What it almost certainly did not make anyone do was think about what the actual controversy here is, or think anything other than “Lady, what are you even talking about?” Leave aside that Jenkins’ piece didn’t address the central controversy surrounding the advertisement — again, that CBS is airing this ad after opting not to air ads in the past that might’ve offended the very people who’d cheer this particular decision — and you’ve got… well, a poorly conceived, point-missing piece, but also a clumsily curmudgeonly pander, something clearly written with links, rather than argumentation, in mind. Jenkins props up some very familiar, very helpless, and very pander-y straw men — those elite feminists and PC commissars, again, telling you what you can’t do, as ever — and then perfunctorily beats the shit out of them. It’s nothing that an army of millionaire conservative pundits — squeakers who simply cannot rest knowing that a guy with a ponytail is teaching economics at a state school somewhere — don’t do every day, but it’s still something to worry about, with the obvious caveat that this is a sportswriter praising a universally acclaimed college football star, and therefore not the sort of thing that really matters very much.
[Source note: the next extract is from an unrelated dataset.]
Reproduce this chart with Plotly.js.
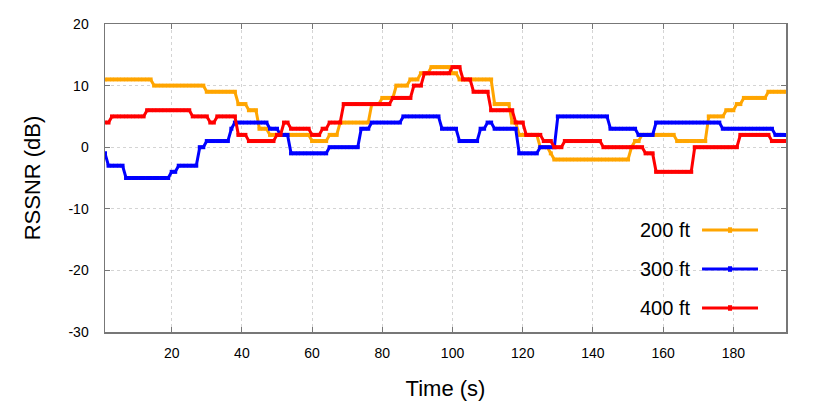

But what matters about it, I think, is how clearly it reflects, again, the way that the incentives of the market are running the wrong way, and way from both quality journalism and thoughtful opinion writing. The Drudge-touted piece Reuters retracted (due to “significant errors of fact”) yesterday about “Obama’s Secret Taxes” is an obvious recent example of this. That is obviously something different than this, but at the most basic dollar-and-cent level a click is a click, and the imperatives of the news economy demand (because they reward) slipshod scandal-manufacture on the news end and this sort of audience-stroking goofery on the pundit side. In the same way that Shirley’s piece elided every ethical or journalistic consideration in favor of glib provocation, Jenkins skips everything interesting about the Tebow story in favor of handing out high fives to everyone brave enough to watch commercials with their brains off. Congratulations, then, on taking a stand against your NOW overlords, readers, and kudos for standing up to those who argue that this issue might be more complex than, as Jenkins writes, “CBS owns its broadcast and can run whatever advertising it wants.” Everyone comes out a winner, here: Jenkins takes a brave stance against powerless “elites” (and a statement of theirs that she never quotes at length), and readers get the comforting news that nothing about this story is really the point except the fact that The PC Libtards Are Trying To Censor Tim Tebow, who it turns out is a pretty stand-up dude (and a virgin, if you hadn’t heard).

All very easy, and all very, very lazy. As Brendan Flynn wrote in the email accompanying the link to Jenkins’ piece, “There are an incredible number of athletes who believe in more than themselves and who devote time, money, and their name to numerous charitable and ideological causes. Perhaps Jenkins doesn’t recognize this, because not all those athletes choose to proclaim it in their eye-black. But of course she does.” For all her unconvincing thundering about elites condescending to You, trying to tell You what to think, Jenkins’ self-laudatory pseudo-courage and transparent pandering to easy biases couldn’t be clearer, or more condescending. Or, unfortunately, make more bottom-line sense.